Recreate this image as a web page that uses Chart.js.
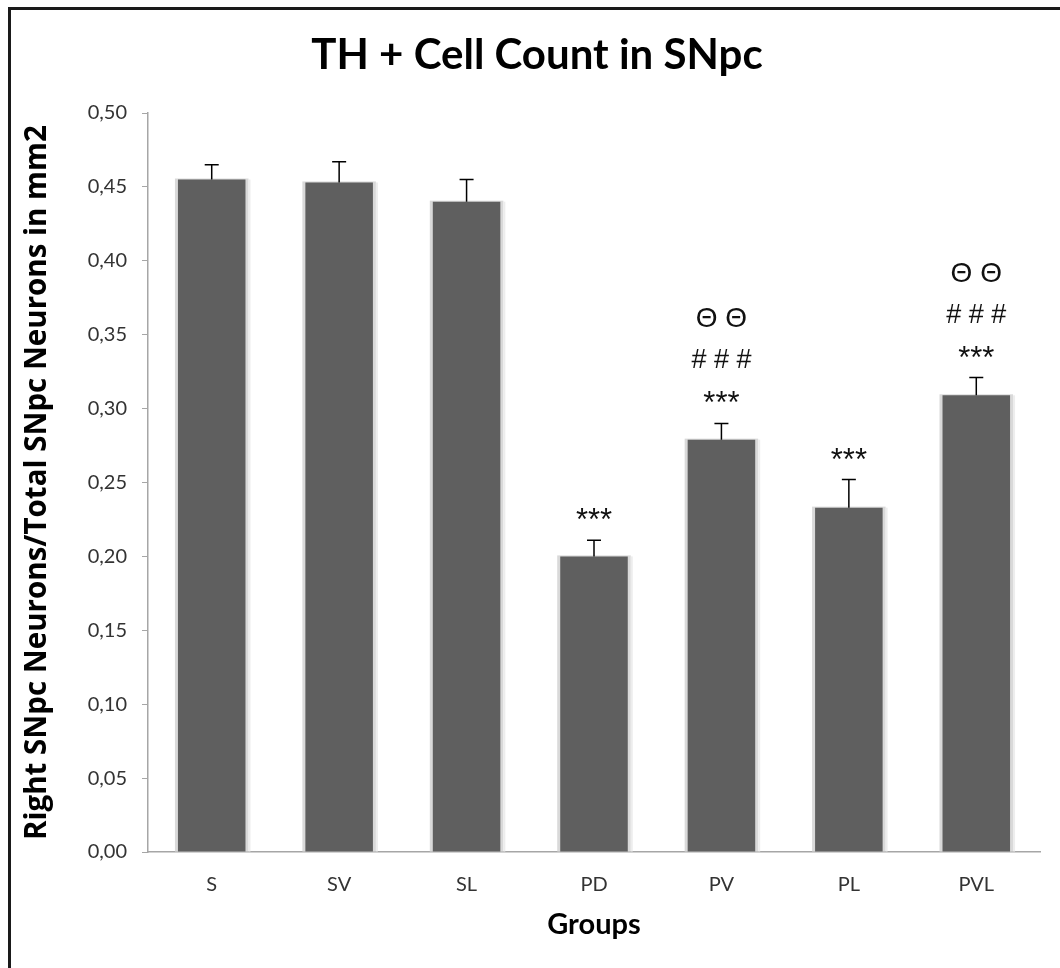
<html>
<head>
	<title>TH + Cell Count in SNpc</title>
	<meta charset="utf-8">
	<style type="text/css">
		html, body { margin: 0; padding: 0; background: #fff; overflow: hidden; }
		#frame { position: absolute; left: 8px; top: 7px; width: 1100px; height: 1000px; border: 3px solid #1a1a1a; }
		#wrap { position: absolute; left: 0; top: 0; width: 1060px; height: 968px; }
	</style>
</head>
<body>
	<div id="frame"></div>
	<div id="wrap"><canvas id="myChart" width="1060" height="968"></canvas></div>

	<script src="https://cdn.jsdelivr.net/npm/chart.js"></script>
	<script type="text/javascript">
	// groups and their means (+ SEM)
	var groups = ["S", "SV", "SL", "PD", "PV", "PL", "PVL"];
	var means = [0.455, 0.453, 0.440, 0.200, 0.279, 0.233, 0.309];
	var sem = [0.010, 0.014, 0.015, 0.011, 0.011, 0.019, 0.012];

	// significance marks, bottom to top
	var stars = ["", "", "", "***", "***", "***", "***"];
	var hashes = ["", "", "", "", "# # #", "", "# # #"];
	var thetas = ["", "", "", "", "\u0398 \u0398", "", "\u0398 \u0398"];

	var yTicks = [0, 0.05, 0.10, 0.15, 0.20, 0.25, 0.30, 0.35, 0.40, 0.45, 0.50];

	var font = "Lato, 'Open Sans', sans-serif";
	var markFont = "'Liberation Sans', Arial, sans-serif";

	// light grey halo behind every bar
	var barHalo = {
		id: "barHalo",
		beforeDatasetsDraw: function(chart){
			var ctx = chart.ctx;
			chart.getDatasetMeta(0).data.forEach(function(b){
				var w = b.width;
				ctx.save();
				ctx.fillStyle = "#d9d9d9";
				ctx.fillRect(b.x - w/2 - 3, b.y - 1, w + 6, b.base - b.y + 1);
				ctx.fillStyle = "#ededed";
				ctx.fillRect(b.x + w/2 + 3, b.y, 2, b.base - b.y);
				ctx.restore();
			});
		}
	};

	// SEM whiskers and the significance marks above them
	var errorBars = {
		id: "errorBars",
		afterDatasetsDraw: function(chart){
			var ctx = chart.ctx;
			var y = chart.scales.y;
			chart.getDatasetMeta(0).data.forEach(function(b, i){
				var top = y.getPixelForValue(means[i] + sem[i]);
				ctx.save();
				ctx.strokeStyle = "#000";
				ctx.lineWidth = 1.5;
				ctx.beginPath();
				ctx.moveTo(b.x, b.y);
				ctx.lineTo(b.x, top);
				ctx.moveTo(b.x - 7, top);
				ctx.lineTo(b.x + 7, top);
				ctx.stroke();

				ctx.fillStyle = "#111";
				ctx.textAlign = "center";
				ctx.textBaseline = "alphabetic";
				ctx.font = "31px " + markFont;
				if(stars[i]) ctx.fillText(stars[i], b.x, top - 28 + 18);
				ctx.font = "27px " + markFont;
				if(hashes[i]) ctx.fillText(hashes[i], b.x, top - 64 + 9);
				ctx.font = "28px " + markFont;
				if(thetas[i]) ctx.fillText(thetas[i], b.x, top - 106 + 10);
				ctx.restore();
			});
		}
	};

	var ctx = document.getElementById("myChart");
	var chart = new Chart(ctx, {
		type: "bar",
		data: {
			labels: groups,
			datasets: [{
				data: means,
				backgroundColor: "#5f5f5f",
				borderWidth: 0,
				barPercentage: 0.53,
				categoryPercentage: 1
			}]
		},
		options: {
			responsive: false,
			animation: false,
			events: [],
			layout: { padding: { left: 34, right: 20, top: 18, bottom: 20 } },
			plugins: {
				legend: { display: false },
				tooltip: { enabled: false },
				title: {
					display: true,
					text: "TH + Cell Count in SNpc",
					color: "#000",
					font: { family: font, size: 42, weight: "bold", lineHeight: 1.2 },
					padding: { top: 12, bottom: 32.6 }
				}
			},
			scales: {
				x: {
					grid: { display: true, drawOnChartArea: false, drawTicks: false },
					border: { display: true, color: "#a6a6a6", width: 1.5 },
					ticks: { color: "#333", padding: 21, font: { family: font, size: 20 } },
					title: {
						display: true,
						text: "Groups",
						color: "#000",
						font: { family: font, size: 29, weight: "bold", lineHeight: 1.2 },
						padding: { top: 0, bottom: 6 }
					},
					afterFit: function(s){ s.height = 96; }
				},
				y: {
					min: 0,
					max: 0.5,
					afterBuildTicks: function(s){
						s.ticks = yTicks.map(function(v){ return { value: v }; });
					},
					grid: { display: true, drawOnChartArea: false, drawTicks: true, tickLength: 6, color: "#a6a6a6" },
					border: { display: true, color: "#a6a6a6", width: 1.5 },
					ticks: {
						color: "#333",
						padding: 15,
						font: { family: font, size: 20 },
						callback: function(v){ return v.toFixed(2).replace(".", ","); }
					},
					title: {
						display: true,
						text: "Right SNpc Neurons/Total SNpc Neurons in mm2",
						color: "#000",
						font: { family: "'Open Sans', Lato, sans-serif", size: 29.5, weight: "bold", lineHeight: 1.2 },
						padding: { top: -14, bottom: 0 }
					},
					afterFit: function(s){ s.width = 114; }
				}
			}
		},
		plugins: [barHalo, errorBars]
	});
	</script>
</body>
</html>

____

__Work required__. Set down the complete material exactly, but do not include the images.

__The result__.
Recreate this image as a web page that uses Chart.js.
<html>
<head>
	<title>TH + Cell Count in SNpc</title>
	<meta charset="utf-8">
	<style type="text/css">
		html, body { margin: 0; padding: 0; background: #fff; overflow: hidden; }
		#frame { position: absolute; left: 8px; top: 7px; width: 1100px; height: 1000px; border: 3px solid #1a1a1a; }
		#wrap { position: absolute; left: 0; top: 0; width: 1060px; height: 968px; }
	</style>
</head>
<body>
	<div id="frame"></div>
	<div id="wrap"><canvas id="myChart" width="1060" height="968"></canvas></div>

	<script src="https://cdn.jsdelivr.net/npm/chart.js"></script>
	<script type="text/javascript">
	// groups and their means (+ SEM)
	var groups = ["S", "SV", "SL", "PD", "PV", "PL", "PVL"];
	var means = [0.455, 0.453, 0.440, 0.200, 0.279, 0.233, 0.309];
	var sem = [0.010, 0.014, 0.015, 0.011, 0.011, 0.019, 0.012];

	// significance marks, bottom to top
	var stars = ["", "", "", "***", "***", "***", "***"];
	var hashes = ["", "", "", "", "# # #", "", "# # #"];
	var thetas = ["", "", "", "", "\u0398 \u0398", "", "\u0398 \u0398"];

	var yTicks = [0, 0.05, 0.10, 0.15, 0.20, 0.25, 0.30, 0.35, 0.40, 0.45, 0.50];

	var font = "Lato, 'Open Sans', sans-serif";
	var markFont = "'Liberation Sans', Arial, sans-serif";

	// light grey halo behind every bar
	var barHalo = {
		id: "barHalo",
		beforeDatasetsDraw: function(chart){
			var ctx = chart.ctx;
			chart.getDatasetMeta(0).data.forEach(function(b){
				var w = b.width;
				ctx.save();
				ctx.fillStyle = "#d9d9d9";
				ctx.fillRect(b.x - w/2 - 3, b.y - 1, w + 6, b.base - b.y + 1);
				ctx.fillStyle = "#ededed";
				ctx.fillRect(b.x + w/2 + 3, b.y, 2, b.base - b.y);
				ctx.restore();
			});
		}
	};

	// SEM whiskers and the significance marks above them
	var errorBars = {
		id: "errorBars",
		afterDatasetsDraw: function(chart){
			var ctx = chart.ctx;
			var y = chart.scales.y;
			chart.getDatasetMeta(0).data.forEach(function(b, i){
				var top = y.getPixelForValue(means[i] + sem[i]);
				ctx.save();
				ctx.strokeStyle = "#000";
				ctx.lineWidth = 1.5;
				ctx.beginPath();
				ctx.moveTo(b.x, b.y);
				ctx.lineTo(b.x, top);
				ctx.moveTo(b.x - 7, top);
				ctx.lineTo(b.x + 7, top);
				ctx.stroke();

				ctx.fillStyle = "#111";
				ctx.textAlign = "center";
				ctx.textBaseline = "alphabetic";
				ctx.font = "31px " + markFont;
				if(stars[i]) ctx.fillText(stars[i], b.x, top - 28 + 18);
				ctx.font = "27px " + markFont;
				if(hashes[i]) ctx.fillText(hashes[i], b.x, top - 64 + 9);
				ctx.font = "28px " + markFont;
				if(thetas[i]) ctx.fillText(thetas[i], b.x, top - 106 + 10);
				ctx.restore();
			});
		}
	};

	var ctx = document.getElementById("myChart");
	var chart = new Chart(ctx, {
		type: "bar",
		data: {
			labels: groups,
			datasets: [{
				data: means,
				backgroundColor: "#5f5f5f",
				borderWidth: 0,
				barPercentage: 0.53,
				categoryPercentage: 1
			}]
		},
		options: {
			responsive: false,
			animation: false,
			events: [],
			layout: { padding: { left: 34, right: 20, top: 18, bottom: 20 } },
			plugins: {
				legend: { display: false },
				tooltip: { enabled: false },
				title: {
					display: true,
					text: "TH + Cell Count in SNpc",
					color: "#000",
					font: { family: font, size: 42, weight: "bold", lineHeight: 1.2 },
					padding: { top: 12, bottom: 32.6 }
				}
			},
			scales: {
				x: {
					grid: { display: true, drawOnChartArea: false, drawTicks: false },
					border: { display: true, color: "#a6a6a6", width: 1.5 },
					ticks: { color: "#333", padding: 21, font: { family: font, size: 20 } },
					title: {
						display: true,
						text: "Groups",
						color: "#000",
						font: { family: font, size: 29, weight: "bold", lineHeight: 1.2 },
						padding: { top: 0, bottom: 6 }
					},
					afterFit: function(s){ s.height = 96; }
				},
				y: {
					min: 0,
					max: 0.5,
					afterBuildTicks: function(s){
						s.ticks = yTicks.map(function(v){ return { value: v }; });
					},
					grid: { display: true, drawOnChartArea: false, drawTicks: true, tickLength: 6, color: "#a6a6a6" },
					border: { display: true, color: "#a6a6a6", width: 1.5 },
					ticks: {
						color: "#333",
						padding: 15,
						font: { family: font, size: 20 },
						callback: function(v){ return v.toFixed(2).replace(".", ","); }
					},
					title: {
						display: true,
						text: "Right SNpc Neurons/Total SNpc Neurons in mm2",
						color: "#000",
						font: { family: "'Open Sans', Lato, sans-serif", size: 29.5, weight: "bold", lineHeight: 1.2 },
						padding: { top: -14, bottom: 0 }
					},
					afterFit: function(s){ s.width = 114; }
				}
			}
		},
		plugins: [barHalo, errorBars]
	});
	</script>
</body>
</html>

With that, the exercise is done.